WHAT YOU WILL DO = Examine the records and identify each line that includes the string "matplotlib". Copy those lines.

MATERIAL FOR THIS TASK =
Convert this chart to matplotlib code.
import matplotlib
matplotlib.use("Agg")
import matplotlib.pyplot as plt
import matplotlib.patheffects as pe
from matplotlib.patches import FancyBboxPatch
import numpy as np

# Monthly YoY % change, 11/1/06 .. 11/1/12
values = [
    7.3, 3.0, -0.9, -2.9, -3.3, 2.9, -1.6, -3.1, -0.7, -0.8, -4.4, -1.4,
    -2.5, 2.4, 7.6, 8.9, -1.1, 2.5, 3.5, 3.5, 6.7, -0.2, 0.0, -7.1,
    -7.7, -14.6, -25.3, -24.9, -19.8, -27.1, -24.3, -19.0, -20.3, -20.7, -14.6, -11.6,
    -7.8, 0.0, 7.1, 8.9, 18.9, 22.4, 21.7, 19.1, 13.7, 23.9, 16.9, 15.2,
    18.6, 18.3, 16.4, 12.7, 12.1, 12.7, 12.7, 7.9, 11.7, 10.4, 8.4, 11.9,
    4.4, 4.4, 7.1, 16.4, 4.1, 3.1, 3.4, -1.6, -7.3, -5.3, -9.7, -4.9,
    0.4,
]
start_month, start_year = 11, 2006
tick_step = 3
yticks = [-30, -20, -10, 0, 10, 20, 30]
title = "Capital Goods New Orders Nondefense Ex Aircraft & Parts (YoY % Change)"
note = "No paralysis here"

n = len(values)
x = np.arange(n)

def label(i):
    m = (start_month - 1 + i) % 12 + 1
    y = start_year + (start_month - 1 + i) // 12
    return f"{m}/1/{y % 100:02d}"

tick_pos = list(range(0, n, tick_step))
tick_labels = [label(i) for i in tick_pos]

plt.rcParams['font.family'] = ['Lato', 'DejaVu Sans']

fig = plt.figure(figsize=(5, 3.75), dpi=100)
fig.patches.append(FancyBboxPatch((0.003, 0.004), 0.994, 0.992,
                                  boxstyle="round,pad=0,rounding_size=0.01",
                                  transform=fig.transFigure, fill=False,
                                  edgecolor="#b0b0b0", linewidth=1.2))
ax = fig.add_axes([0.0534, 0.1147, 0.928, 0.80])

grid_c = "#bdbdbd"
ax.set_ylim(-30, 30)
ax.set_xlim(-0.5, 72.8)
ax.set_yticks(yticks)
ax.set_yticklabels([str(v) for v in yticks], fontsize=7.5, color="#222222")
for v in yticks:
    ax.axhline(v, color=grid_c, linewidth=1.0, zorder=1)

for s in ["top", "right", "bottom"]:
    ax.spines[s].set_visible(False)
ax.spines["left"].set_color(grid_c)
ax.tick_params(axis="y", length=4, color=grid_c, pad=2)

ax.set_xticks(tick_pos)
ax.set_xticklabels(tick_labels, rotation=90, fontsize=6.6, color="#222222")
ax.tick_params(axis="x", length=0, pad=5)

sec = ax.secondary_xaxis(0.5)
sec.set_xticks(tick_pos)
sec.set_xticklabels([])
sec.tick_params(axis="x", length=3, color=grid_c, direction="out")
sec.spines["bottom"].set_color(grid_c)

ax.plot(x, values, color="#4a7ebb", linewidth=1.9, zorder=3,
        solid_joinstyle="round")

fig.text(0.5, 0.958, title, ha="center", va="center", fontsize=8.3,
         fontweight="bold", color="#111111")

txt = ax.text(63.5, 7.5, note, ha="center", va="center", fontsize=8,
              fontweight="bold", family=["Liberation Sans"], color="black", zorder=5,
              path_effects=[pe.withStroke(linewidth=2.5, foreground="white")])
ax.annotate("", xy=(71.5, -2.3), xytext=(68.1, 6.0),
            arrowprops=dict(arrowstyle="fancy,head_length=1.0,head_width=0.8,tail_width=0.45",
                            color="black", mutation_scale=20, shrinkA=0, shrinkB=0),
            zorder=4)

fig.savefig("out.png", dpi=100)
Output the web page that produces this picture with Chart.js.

THE RESPONSE =
Convert this chart to matplotlib code.
import matplotlib
matplotlib.use("Agg")
import matplotlib.pyplot as plt
import matplotlib.patheffects as pe
from matplotlib.patches import FancyBboxPatch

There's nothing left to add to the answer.